Cash Management Strategies for a Secure Retirement

For those of us looking forward to achieving a financially secure retirement, an overriding question is “how much will I need to live comfortably during retirement?” Unfortunately, there is no one-size-fits-all answer; everyone has different goals and objectives. However, we have listed below some ideas to help build that retirement nest egg.

Budgeting. Develop a budget that minimizes nonessential current expenditures in the interest of saving for the desired standard of living during retirement. Developing a budget is also a good first step in accumulating some cash for emergencies.

Building a Cash Reserve. Develop and maintain a cash reserve to meet emergency needs. Building an adequate reserve can help avoid having to liquidate investments when the market is depressed or it is otherwise inadvisable to sell.

Forced Savings. Some people are less likely to spend money if they do not actually see the funds, and some need the discipline of having savings taken care of automatically. These individuals may find it easier to set funds aside if they arrange to have their bank automatically and systematically transfer funds from checking to savings or investment accounts. Also, they may have their employer take automatic payroll deductions to fund voluntary contributions to retirement [e.g., 401(k)], savings, or stock plans.

Allocating Less to Other Parts of Financial Plan. Consider allocating a lesser amount of funds to other parts of your financial plan. For example, education costs for children or grandchildren may need to be revised and less expensive institutions considered. Gifts to family members and preretirement travel and entertainment may need to be reduced.

Minimizing, Restructuring, or Eliminating Debt. Generally, debt should be minimized as retirement approaches. If borrowing is necessary, home equity loans or borrowing from a qualified retirement plan (if permitted) should be considered. Home equity loans are generally a relatively cheap source of financing (considering the after-tax borrowing rate), and the repayment terms often are more generous than those of unsecured loans. The interest on a home equity loan up to $100,000 is generally tax deductible on your federal return, regardless of how the loan proceeds are used. Loans from qualified plans generally carry relatively low interest rates, and the interest paid on the loan is an addition to your account balance.

Using a Reverse Mortgage. A reverse mortgage is a loan in the form of monthly payments or a lump-sum payment against the equity in your personal residence. If age 62 or above, you might consider a reverse mortgage for one or more of the following reasons: (a) paying off personal debts, (b) paying for medical care, (c) covering financial emergencies, (d) delaying withdrawals from a retirement plan, or (e) supplementing monthly income.

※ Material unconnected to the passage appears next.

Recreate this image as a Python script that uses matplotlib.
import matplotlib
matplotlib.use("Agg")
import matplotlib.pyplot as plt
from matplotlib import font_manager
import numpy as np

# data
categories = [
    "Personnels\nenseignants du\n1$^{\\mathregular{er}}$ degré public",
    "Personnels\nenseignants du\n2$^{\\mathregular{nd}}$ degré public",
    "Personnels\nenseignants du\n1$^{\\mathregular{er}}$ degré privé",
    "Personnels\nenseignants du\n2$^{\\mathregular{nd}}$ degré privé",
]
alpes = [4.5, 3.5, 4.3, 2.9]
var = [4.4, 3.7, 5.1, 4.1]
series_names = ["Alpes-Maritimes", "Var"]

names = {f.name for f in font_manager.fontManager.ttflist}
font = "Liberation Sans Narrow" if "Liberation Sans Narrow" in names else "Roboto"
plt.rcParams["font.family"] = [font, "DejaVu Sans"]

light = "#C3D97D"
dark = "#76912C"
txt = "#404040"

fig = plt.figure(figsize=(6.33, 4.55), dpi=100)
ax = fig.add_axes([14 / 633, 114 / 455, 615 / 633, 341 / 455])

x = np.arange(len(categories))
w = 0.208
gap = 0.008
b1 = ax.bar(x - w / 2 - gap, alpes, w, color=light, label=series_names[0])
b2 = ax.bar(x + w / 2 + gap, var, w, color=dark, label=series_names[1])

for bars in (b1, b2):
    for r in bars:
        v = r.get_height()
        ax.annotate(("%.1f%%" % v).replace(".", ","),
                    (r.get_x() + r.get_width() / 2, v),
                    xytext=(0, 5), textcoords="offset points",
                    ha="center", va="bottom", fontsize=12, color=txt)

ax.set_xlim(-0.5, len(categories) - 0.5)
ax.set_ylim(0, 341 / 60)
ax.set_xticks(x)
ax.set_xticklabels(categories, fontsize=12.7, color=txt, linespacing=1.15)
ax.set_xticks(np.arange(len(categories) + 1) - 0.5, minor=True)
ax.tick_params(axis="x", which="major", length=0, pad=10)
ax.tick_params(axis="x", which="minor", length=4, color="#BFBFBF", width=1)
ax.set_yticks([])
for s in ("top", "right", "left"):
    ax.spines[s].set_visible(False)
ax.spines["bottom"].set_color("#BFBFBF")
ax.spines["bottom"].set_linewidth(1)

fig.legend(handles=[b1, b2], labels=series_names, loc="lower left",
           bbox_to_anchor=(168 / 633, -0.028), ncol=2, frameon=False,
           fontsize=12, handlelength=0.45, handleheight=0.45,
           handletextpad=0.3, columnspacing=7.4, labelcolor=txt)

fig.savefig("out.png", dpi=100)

The loan is not repaid until the homeowner permanently moves from the residence, the property is refinanced or sold, or the homeowner dies.

Delaying Retirement. Working for a longer period can make a significant difference in your retirement picture. For example, in addition to continuing earnings, working longer may provide continued fringe benefits and contributions to retirement plans. Extending the working period could also delay IRA or other retirement account withdrawals needed to cover living expenses, thus allowing them to grow longer on a tax-deferred basis. Delaying social security benefits can also result in a higher monthly benefit amount.